4th PVUW MeViS 3rd Place Report: Sa2VA
Haobo Yuan, Tao Zhang, Xiangtai Li, Lu Qi, Zilong Huang, Shilin Xu, Jiashi Feng, Ming-Hsuan Yang
TL;DR
This work tackles RVOS on the motion-focused MeViS dataset by leveraging a grounded MLLM framework (Sa2VA) that combines InternVL2.5 with SAM-2. A training-free test-time augmentation, Long-Interleaved Inference (LII), samples key frames across an extended temporal window to enrich motion-context embeddings. The approach achieves 56.3 J&F and third place among 32 teams in the 4th PVUW MeViS challenge, underscoring the value of inference-time design and long-range temporal context. The findings suggest that grounded MLLMs with smart test-time strategies can yield substantial gains in motion-expression RVOS without additional dataset-specific training, guiding future research in RVOS and video-grounded understanding.
Abstract
Referring video object segmentation (RVOS) is a challenging task that requires the model to segment the object in a video given the language description.
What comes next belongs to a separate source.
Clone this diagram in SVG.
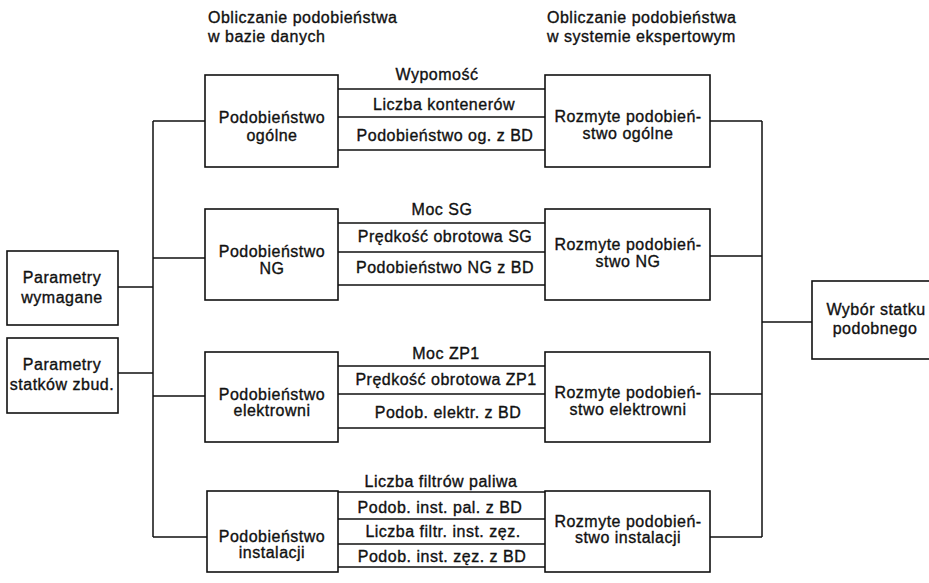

MeViS is a recently proposed dataset that contains motion expressions of the target objects, leading to a challenging benchmark, compared with existing RVOS benchmarks. On the other hand, for referring expression tasks, a new trend is to adopt multi-modal large language model (MLLM) to achieve better image and text alignment. In this report, we show that with a simple modification to the test time inference method on stronger MLLMs, we can lead to stronger results on MeVIS. In particular, we adopt the recent method Sa2VA, a unified model for dense grounded understanding of both images and videos. By enlarging the scope of key frames, without any further training, we can achieve the 3rd place in the 4th PVUW workshop.